My dad had a love/hate relationship with being the center of attention.  He claimed to hate it, but in reality, it seemed more like he loved it.  Again, I think he loved the connection with people.  When he moved from his home to Independent and then Assisted Living, I was concerned that he would feel isolated.  He had habits of going to run Bingo at a local nursing home for over twenty-five years, he went to church and sat in the same pew every Sunday at 7:30 am mass, he put flags on the graves of the soldiers at a local cemetery, he knew the people at Dunkin Donuts in his local grocery store by name.  But just as one might not expect my dad to be the one to outlive all of his siblings, my dad flourished at Brightview Senior Living.  In the ten months he was there, although he may not have known your name, everyone knew his and loved him.  He was as he always had been, the life of the party.  


My dad saw a lot of hardship and a lot of joy in his 93 years on earth.  When I look back at the big picture, especially after the beautiful outpouring of emails and notes and calls after dad passed, I can say he was well loved and liked.  As Phyllis Diller said “A smile is the curve that sets everything straight.”

“Among those whom I like or admire, I can find no common denominator, but among those whom I love, I can: all of them make me laugh.” ~ W. H. Auden


“Smile though your heart is aching.
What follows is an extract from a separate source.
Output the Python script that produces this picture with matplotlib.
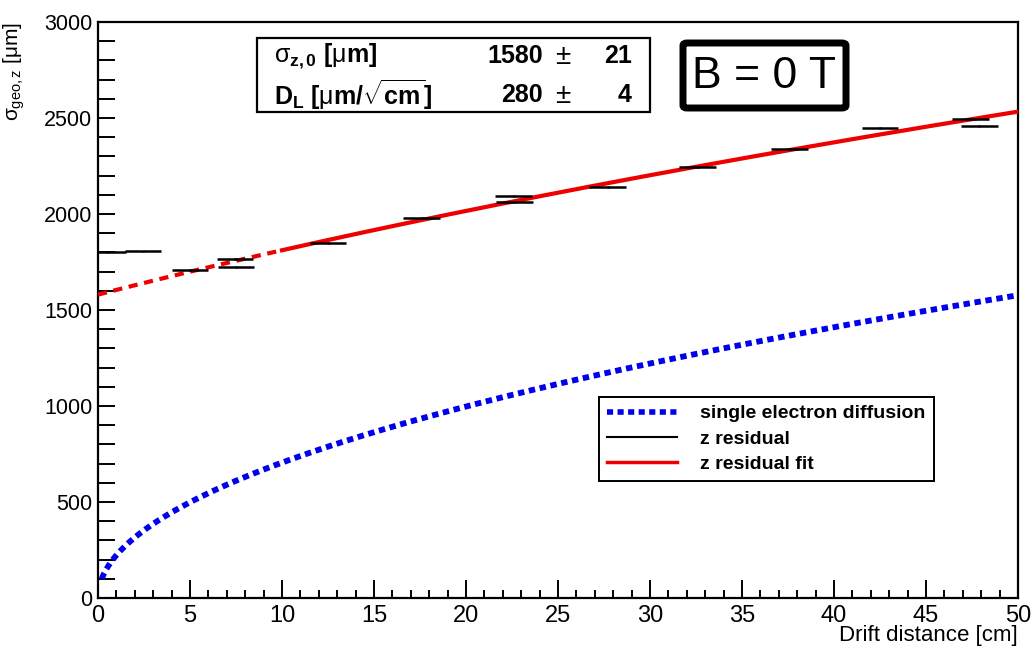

Smile even though it’s breaking. When there are clouds in the sky, you’ll get by. If you smile through your fear and sorrow. Smile and maybe tomorrow. You’ll see the sun come shining through for you.”

“Light up your face with gladness. Hide every trace of sadness. Although a tear may be ever so near. That’s the time you must keep on trying. Smile, what’s the use of crying? You’ll find that life is still worthwhile. If you just smile.”

~ Nat King Cole in Smile


When we meet again dad, I’ll let you know what else is new!  

From → Uncategorized

  1. Skip Shaw permalink

    A beautiful tribute to Dad, from the one who knew him best!

  2. Gary Stephens permalink

    Wow, Linda. Such a beautifully, written, heartfelt tribute.